The strike came after Iraq said it shot down a U.S. reconnaissance aircraft flying over southern Iraq on Monday, the same time the Pentagon admitted that one of its unmanned Predator planes went missing.
INA said the plane was equipped with "high-tech equipment", and was brought down near the southern city of Basra, 550 kilometers (340 miles) south of the capital, Baghdad, BBC's online service said.
U.S. and British planes have bombed Iraqi air defenses an average of once a week since U.S. President George W. Bush took office in January - 22 times in the south and 10 times in the north.
The Pentagon says Iraq is raising the quality of its defenses and the level of danger to allied planes.
U.S. Defense Secretary Donald H. Rumsfeld said China helped Iraq install fiber-optic cables, and that this technological leap was one reason U.S. and British aircraft conducted a larger-scale attack - the largest so far this year - in February against five military command and control sites around Baghdad.
The success of that attack was limited in part, however, by the poor performance of some of the bombs.
More than half of the satellite-guided AGM-154A bombs launched by Navy planes against Iraqi radar missed their intended impact points, although some radar facilities were damaged.
Bombs aimed at the fiber-optic network were more successful, but a few months after the attack, a Pentagon spokesman, Rear Adm.
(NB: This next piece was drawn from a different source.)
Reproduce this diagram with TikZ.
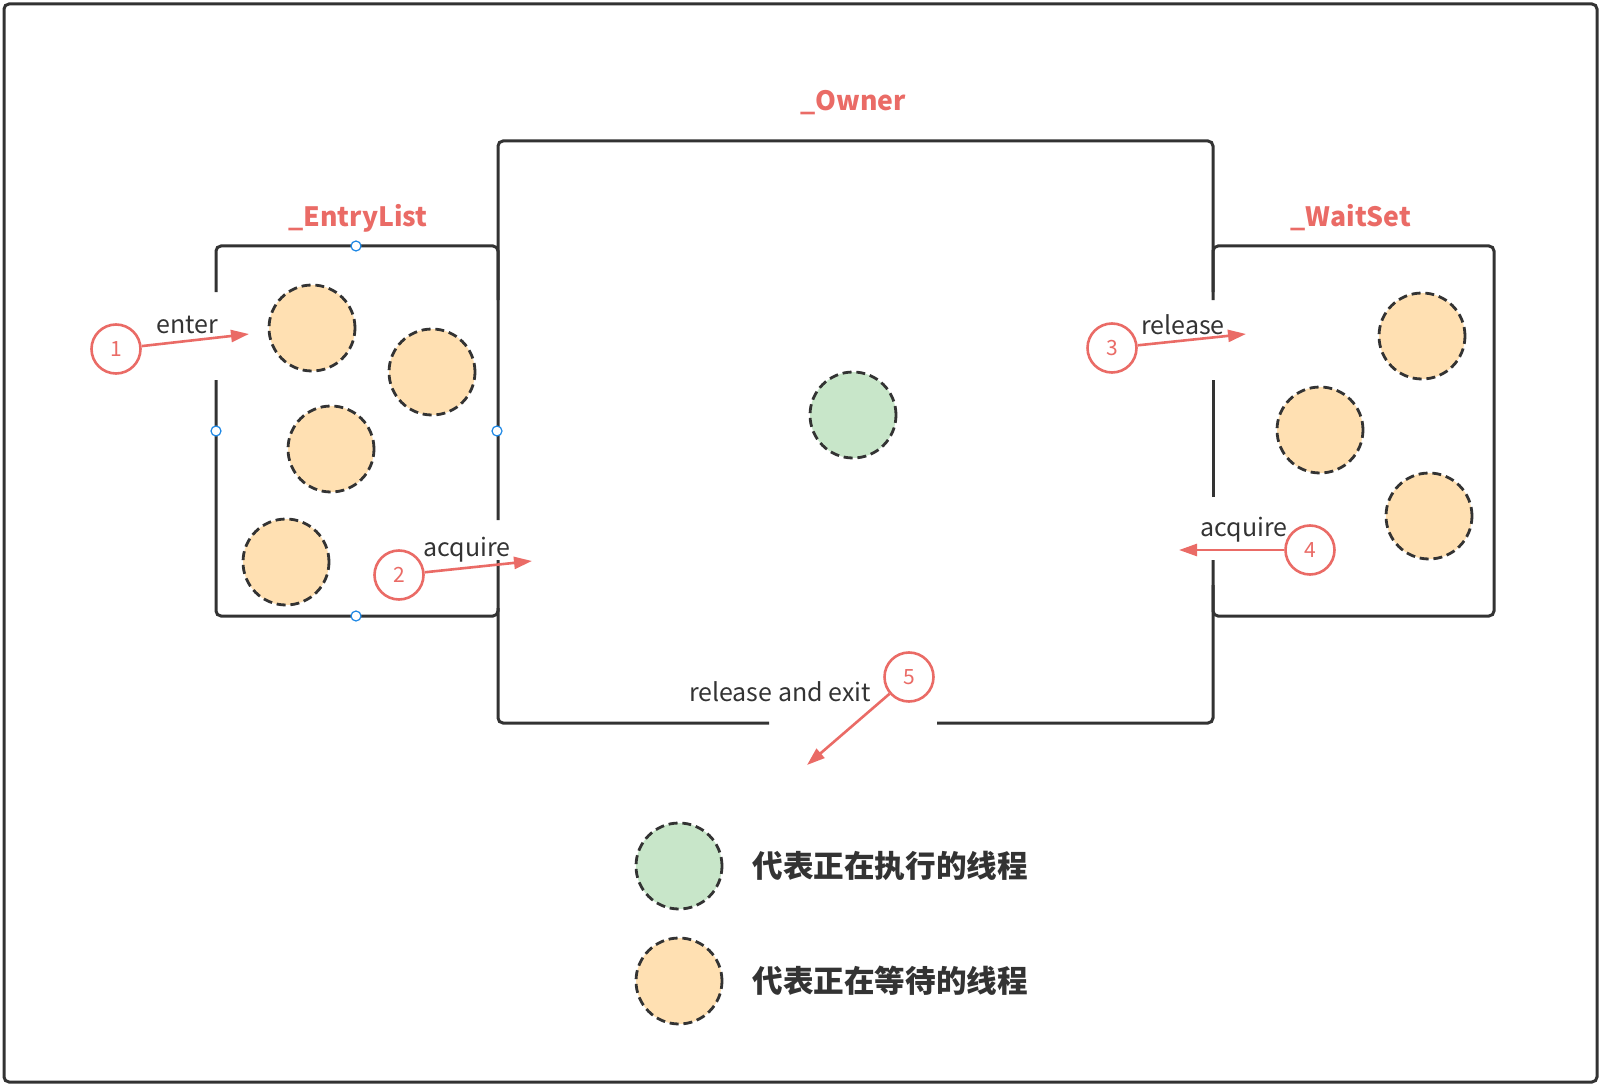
\documentclass[tikz,border=0pt]{standalone}
\usepackage{fontspec}
\setmainfont{Noto Sans CJK SC}
\usetikzlibrary{arrows.meta}
\usetikzlibrary{positioning}
\definecolor{linedark}{HTML}{333333}
\definecolor{markred}{HTML}{EA6B66}
\definecolor{waitfill}{HTML}{FFE0B2}
\definecolor{runfill}{HTML}{C8E6C9}
\definecolor{handleblue}{HTML}{1E88E5}
\tikzset{
  frame/.style={draw=linedark, line width=1.5pt, rounded corners=2.5pt},
  thread/.style={circle, draw=linedark, line width=1.4pt, dash pattern=on 4.5pt off 2.4pt,
    minimum size=43pt, inner sep=0pt},
  waiting/.style={thread, fill=waitfill},
  running/.style={thread, fill=runfill},
  stepnum/.style={circle, draw=markred, line width=1.3pt, fill=white, minimum size=24.5pt,
    inner sep=0pt, text=markred, font=\fontsize{10.5}{10.5}\selectfont},
  flow/.style={draw=markred, line width=1.3pt, -{Triangle[length=9pt,width=6pt]}},
  flowtext/.style={text=linedark, font=\fontsize{12.5}{12.5}\selectfont},
  setname/.style={text=markred, font=\bfseries\fontsize{13.3}{13.3}\selectfont},
  legendtext/.style={text=linedark, font=\bfseries\fontsize{15.3}{15.3}\selectfont},
  handle/.style={circle, draw=handleblue, fill=white, line width=0.6pt, minimum size=5pt, inner sep=0pt}
}
\begin{document}
\begin{tikzpicture}[x=0.5pt, y=-0.5pt]
  \useasboundingbox (0,0) rectangle (1603,1086);
  % outer frame
  \draw[frame] (4,4) rectangle (1597,1082);

  % _Owner box, with its openings
  \draw[frame] (498,608) -- (498,723) -- (769,723);
  \draw[frame] (937,723) -- (1213,723) -- (1213,585);
  \draw[frame] (1213,497) -- (1213,380);
  \draw[frame] (1213,292) -- (1213,141) -- (498,141) -- (498,520);
  % _EntryList box
  \draw[frame] (498,560) -- (498,616) -- (216,616) -- (216,380);
  \draw[frame] (216,292) -- (216,246) -- (498,246) -- (498,300);
  % _WaitSet box
  \draw[frame] (1213,560) -- (1213,616) -- (1494,616) -- (1494,246) -- (1213,246) -- (1213,300);

  % set names
  \node[setname] (ownername) at (853,103) {\_Owner};
  \node[setname] (entryname) at (358,218) {\_EntryList};
  \node[setname] (waitname) at (1351,218) {\_WaitSet};

  % threads
  \node[waiting] (entry1) at (312,328) {};
  \node[waiting] (entry2) at (432,372) {};
  \node[waiting] (entry3) at (331,449) {};
  \node[waiting] (entry4) at (286,562) {};
  \node[running] (owner) at (853,415) {};
  \node[waiting] (wait1) at (1422,336) {};
  \node[waiting] (wait2) at (1320,430) {};
  \node[waiting] (wait3) at (1429,516) {};

  % selection handles
  \node[handle] (handletop) at (356,246) {};
  \node[handle] (handleleft) at (216,431) {};
  \node[handle] (handleright) at (497,431) {};
  \node[handle] (handlebottom) at (356,616) {};

  % steps
  \node[stepnum] (step1) at (116,349) {1};
  \node[stepnum] (step2) at (399,575) {2};
  \node[stepnum] (step3) at (1112,348) {3};
  \node[stepnum] (step4) at (1310,550) {4};
  \node[stepnum] (step5) at (909,677) {5};
  \coordinate (tip1) at (249,334);
  \coordinate (tip2) at (532,561);
  \coordinate (tip3) at (1246,334);
  \coordinate (tip4) at (1179,550);
  \coordinate (tip5) at (807,765);
  \draw[flow] (step1) -- (tip1);
  \draw[flow] (step2) -- (tip2);
  \draw[flow] (step3) -- (tip3);
  \draw[flow] (step4) -- (tip4);
  \draw[flow] (step5) -- (tip5);
  \node[flowtext] (enterlabel) at (187,325) {enter};
  \node[flowtext] (acquirelabel) at (467,550) {acquire};
  \node[flowtext] (releaselabel) at (1183,325) {release};
  \node[flowtext] (reacquirelabel) at (1244,530) {acquire};
  \node[flowtext] (exitlabel) at (780,692) {release and exit};

  % legend
  \node[running] (legendrun) at (679,866) {};
  \node[waiting] (legendwait) at (679,981) {};
  \node[legendtext, right=11pt of legendrun] (runtext) {代表正在执行的线程};
  \node[legendtext, right=11pt of legendwait] (waittext) {代表正在等待的线程};
\end{tikzpicture}
\end{document}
Craig Quigley, said the network had been largely reconstituted.
Since the February strikes, U.S. and British planes have periodically bombed Iraqi radar, surface-to-air missile sites, communications centers and other military targets in the "no-fly" zones they patrol over northern and southern Iraq.
The northern zone was established in 1991 after the Gulf War to protect minority Kurds from attacks by Iraqi government forces, and the southern zone was set up in 1992.
Iraq does not recognize the two no-fly zones unilaterally imposed by U.S.-led forces and has regularly fired at U.S. and British aircraft patrolling there. It also vowed to bolster its air defense to ground any incoming planes that violate its air space.